Republik Demokratik Kongo (DRC) tidak akan pernah melupakan catatan sejarah jatuhnya kekuasaan Mobutu Sese Seko pada tahun 1997. Mantan Sekretaris Jenderal PBB Kofi Annan menyatakan negara itu dalam kondisi bahaya sampai beberapa tahun kedepan apalagi jika melihat peristiwa penundaan pemilihan Presiden Joseph Kabila yang seharusnya terjadi pada tahun 2016.
Kemiskinan endemik di Kongo jauh dari optimisme tanpa batas yang menyapa kemerdekaan negara itu pada 30 Juni 1960. Perdana menteri pertama negara itu, Patrice Lumumba, ingin mengatasi ketimpangan pendapatan.
Namun Kongo segera turun ke perang saudara. Lima tahun setelah kemerdekaan, Joseph Mobutu, pemimpin pasukan Kongo, mengambil alih kekuasaan dalam kudeta tak berdarah. Pemerintahan Joseph Mobutu disambut dengan optimisme tetapi berakhir dengan penurunan besar dalam pelayanan negara setelah ia menggelapkan dana pembangunan internasional.
Joseph Mobutu dikudeta oleh Laurent Desire Kabila. Kabila menjadi pemimpin Aliansi Pasukan Demokratik yang baru dibentuk untuk Pembebasan Kongo-Zaire. Ketika oposisi terhadap kepemimpinan diktatorial Mobutu tumbuh, ia mengumpulkan pasukan yang sebagian besar terdiri Tutsi dari Zaire timur dan berbaris ke barat menuju ibu kota Kinshasa, memaksa Mobutu untuk melarikan diri dari negara itu.
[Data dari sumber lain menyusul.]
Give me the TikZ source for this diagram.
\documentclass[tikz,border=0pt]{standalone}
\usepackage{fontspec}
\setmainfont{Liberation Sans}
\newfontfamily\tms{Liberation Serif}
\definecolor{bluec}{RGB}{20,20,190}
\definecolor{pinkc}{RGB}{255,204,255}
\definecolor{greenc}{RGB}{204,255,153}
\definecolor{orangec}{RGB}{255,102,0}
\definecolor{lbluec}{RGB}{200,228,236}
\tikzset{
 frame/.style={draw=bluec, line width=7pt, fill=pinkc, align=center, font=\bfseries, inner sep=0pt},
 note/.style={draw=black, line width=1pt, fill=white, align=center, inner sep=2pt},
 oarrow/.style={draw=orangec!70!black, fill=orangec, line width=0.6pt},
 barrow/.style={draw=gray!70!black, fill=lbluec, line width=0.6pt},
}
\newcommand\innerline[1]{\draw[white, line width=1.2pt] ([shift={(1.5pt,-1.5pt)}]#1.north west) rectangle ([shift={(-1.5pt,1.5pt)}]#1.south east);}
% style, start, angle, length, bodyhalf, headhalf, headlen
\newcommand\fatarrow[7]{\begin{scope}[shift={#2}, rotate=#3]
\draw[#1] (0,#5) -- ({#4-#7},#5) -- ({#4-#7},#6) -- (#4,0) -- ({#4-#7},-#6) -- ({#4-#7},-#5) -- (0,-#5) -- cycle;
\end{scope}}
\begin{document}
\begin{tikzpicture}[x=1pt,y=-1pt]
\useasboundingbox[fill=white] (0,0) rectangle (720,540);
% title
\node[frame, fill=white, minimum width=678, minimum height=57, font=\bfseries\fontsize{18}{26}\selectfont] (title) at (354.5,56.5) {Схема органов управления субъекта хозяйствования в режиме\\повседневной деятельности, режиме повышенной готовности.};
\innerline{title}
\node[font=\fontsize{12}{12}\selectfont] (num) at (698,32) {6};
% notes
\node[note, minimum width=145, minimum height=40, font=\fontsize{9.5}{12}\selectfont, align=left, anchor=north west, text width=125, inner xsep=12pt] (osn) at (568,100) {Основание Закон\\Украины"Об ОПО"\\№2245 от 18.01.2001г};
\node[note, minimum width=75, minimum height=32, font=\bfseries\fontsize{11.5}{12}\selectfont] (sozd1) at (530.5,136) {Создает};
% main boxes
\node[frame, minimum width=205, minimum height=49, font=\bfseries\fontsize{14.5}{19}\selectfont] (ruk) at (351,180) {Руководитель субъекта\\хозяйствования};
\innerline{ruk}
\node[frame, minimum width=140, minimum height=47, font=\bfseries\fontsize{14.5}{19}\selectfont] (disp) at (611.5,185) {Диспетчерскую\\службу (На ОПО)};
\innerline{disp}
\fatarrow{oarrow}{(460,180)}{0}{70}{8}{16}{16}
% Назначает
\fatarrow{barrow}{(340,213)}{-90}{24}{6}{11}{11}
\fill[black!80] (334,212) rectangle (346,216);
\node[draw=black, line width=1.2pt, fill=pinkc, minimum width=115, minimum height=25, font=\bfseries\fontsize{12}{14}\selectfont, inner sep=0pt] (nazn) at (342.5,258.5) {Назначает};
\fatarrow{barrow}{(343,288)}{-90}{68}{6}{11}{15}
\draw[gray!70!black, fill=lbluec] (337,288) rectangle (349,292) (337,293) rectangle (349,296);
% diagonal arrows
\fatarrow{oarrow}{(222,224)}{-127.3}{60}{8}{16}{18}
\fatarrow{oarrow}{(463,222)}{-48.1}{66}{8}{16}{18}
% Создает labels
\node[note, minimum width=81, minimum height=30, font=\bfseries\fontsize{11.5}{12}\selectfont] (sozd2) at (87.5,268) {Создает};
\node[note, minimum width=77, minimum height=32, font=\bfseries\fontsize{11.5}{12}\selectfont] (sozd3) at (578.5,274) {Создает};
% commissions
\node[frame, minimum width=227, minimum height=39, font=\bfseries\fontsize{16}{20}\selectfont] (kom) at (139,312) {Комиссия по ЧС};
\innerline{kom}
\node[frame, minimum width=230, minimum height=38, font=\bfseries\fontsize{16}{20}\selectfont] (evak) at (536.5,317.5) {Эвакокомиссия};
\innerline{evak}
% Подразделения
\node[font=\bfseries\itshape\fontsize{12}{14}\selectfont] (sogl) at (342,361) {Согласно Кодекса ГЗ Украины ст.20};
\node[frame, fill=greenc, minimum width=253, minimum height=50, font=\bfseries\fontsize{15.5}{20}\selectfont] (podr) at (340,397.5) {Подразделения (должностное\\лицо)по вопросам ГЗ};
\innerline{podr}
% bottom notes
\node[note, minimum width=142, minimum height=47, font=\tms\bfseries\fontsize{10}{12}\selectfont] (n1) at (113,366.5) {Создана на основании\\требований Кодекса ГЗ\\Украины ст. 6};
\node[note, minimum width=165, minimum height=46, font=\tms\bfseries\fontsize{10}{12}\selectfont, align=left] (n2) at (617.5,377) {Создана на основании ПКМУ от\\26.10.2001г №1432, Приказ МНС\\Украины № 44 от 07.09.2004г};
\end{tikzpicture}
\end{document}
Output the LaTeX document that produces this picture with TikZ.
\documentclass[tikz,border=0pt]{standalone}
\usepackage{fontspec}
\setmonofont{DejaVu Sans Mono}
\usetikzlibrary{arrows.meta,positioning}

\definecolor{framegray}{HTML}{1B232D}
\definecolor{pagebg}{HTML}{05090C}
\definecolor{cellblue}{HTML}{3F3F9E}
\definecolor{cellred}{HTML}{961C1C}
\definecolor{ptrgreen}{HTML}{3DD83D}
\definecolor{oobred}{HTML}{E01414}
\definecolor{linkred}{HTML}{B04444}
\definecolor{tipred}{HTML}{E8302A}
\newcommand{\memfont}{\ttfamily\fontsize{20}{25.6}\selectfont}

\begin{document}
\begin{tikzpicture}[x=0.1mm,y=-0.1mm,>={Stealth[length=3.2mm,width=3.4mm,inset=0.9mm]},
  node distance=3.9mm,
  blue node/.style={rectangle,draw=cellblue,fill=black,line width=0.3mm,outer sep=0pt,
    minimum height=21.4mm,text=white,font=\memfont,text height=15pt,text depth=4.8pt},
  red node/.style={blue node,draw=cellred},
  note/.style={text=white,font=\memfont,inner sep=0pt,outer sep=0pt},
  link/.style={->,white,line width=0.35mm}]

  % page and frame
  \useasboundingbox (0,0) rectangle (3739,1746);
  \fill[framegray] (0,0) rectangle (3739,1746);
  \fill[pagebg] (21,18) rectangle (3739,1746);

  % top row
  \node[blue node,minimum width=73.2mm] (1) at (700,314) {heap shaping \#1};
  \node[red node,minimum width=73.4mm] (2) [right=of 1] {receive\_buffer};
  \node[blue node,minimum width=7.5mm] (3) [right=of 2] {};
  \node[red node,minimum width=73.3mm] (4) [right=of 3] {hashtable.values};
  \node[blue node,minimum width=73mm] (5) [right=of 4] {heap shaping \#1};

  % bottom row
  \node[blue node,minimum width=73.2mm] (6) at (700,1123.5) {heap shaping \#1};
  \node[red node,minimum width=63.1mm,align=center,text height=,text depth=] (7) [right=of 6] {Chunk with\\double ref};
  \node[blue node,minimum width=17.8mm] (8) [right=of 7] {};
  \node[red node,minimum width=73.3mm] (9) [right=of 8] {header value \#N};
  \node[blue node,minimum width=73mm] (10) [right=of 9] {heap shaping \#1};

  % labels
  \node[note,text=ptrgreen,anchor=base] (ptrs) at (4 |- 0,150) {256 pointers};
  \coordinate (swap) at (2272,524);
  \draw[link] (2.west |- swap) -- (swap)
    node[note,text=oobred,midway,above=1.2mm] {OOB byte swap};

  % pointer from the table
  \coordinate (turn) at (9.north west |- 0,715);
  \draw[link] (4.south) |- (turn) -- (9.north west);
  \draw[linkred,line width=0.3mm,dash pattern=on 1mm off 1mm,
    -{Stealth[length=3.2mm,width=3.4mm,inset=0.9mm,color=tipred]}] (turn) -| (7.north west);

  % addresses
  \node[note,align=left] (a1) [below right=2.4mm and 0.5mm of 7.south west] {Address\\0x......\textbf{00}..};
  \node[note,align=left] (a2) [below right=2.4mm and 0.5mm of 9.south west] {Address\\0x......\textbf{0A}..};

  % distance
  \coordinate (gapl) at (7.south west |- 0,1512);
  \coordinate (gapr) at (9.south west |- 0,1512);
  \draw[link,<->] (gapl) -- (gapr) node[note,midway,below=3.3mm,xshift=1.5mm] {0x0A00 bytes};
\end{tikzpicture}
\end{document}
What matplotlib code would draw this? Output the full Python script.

Pada 17 Mei 1997, Kabila mengangkat dirinya sebagai kepala negara dan mengembalikan nama negara itu ke Republik Demokratik Kongo. Laurent Desire Kabila Presiden Republik Demokratik Kongo 17 Mei 1997 sampai 16 Januri 2001.
Pada 16 Januari 2001, seorang pengawal menembak Presiden Laurent Kabila di istana presiden Kinshasa. Dua hari kemudian pejabat Kongo mengumumkan kematiannya. Putranya, Joseph Kabila, menjadi presiden Kongo berikutnya.
Joseph Kabila sampai saat ini masih memerintah dan keluarganya telah membangun kerajaan bisnis yang luas di belakang kekuatan politiknya. Sejak dekolonisasi, Kongo tidak pernah diperintah oleh orang-orang yang mengutamakan kepentingan negara. Ini berarti bahwa kekayaan mineral tambang dan pertaniannya yang besar belum digunakan untuk melayani rakyatnya.
Muncul pertanyaan besar mengapa Laurent Desire Kabila mampu membrontak atau melakukan kudeta pada pemerintahan Joseph Mobutu atau dikenal sebagai Mobutu-Sese Seko.
Ke [1] Jauh sebelum kejatuhannya Rezim Mobutu pernah meminta perlindungan untuk bertahan hidup dalam menghadapi keruntuhan ekonomi dan ia menemukannya di Amerika Serikat.
Namun rezim kleptokratik Mobutu hancur begitu Perang Dingin berakhir. Alih-alih mendukung rezim otokratisnya, AS menekan Mobutu untuk mendemokratisasi. Pada tahun 1990, Mobutu menyetujui demokrasi multi-partai. Tetapi rincian kebijakan baru ini ditunda dan tentara menggunakan kekosongan kekuasaan ini untuk melakukan penjarahan pada bulan September 1991.
Pada tahun 1992, Konferensi Nasional Berdaulat (SNC) diadakan untuk memutuskan bentuk sistem multi-partai yang akan diambil. Alih-alih melanjutkan pekerjaan SNC, Mobutu berhasil menebarkan perpecahan di antara para delegasi dan berhasil tetap berkuasa.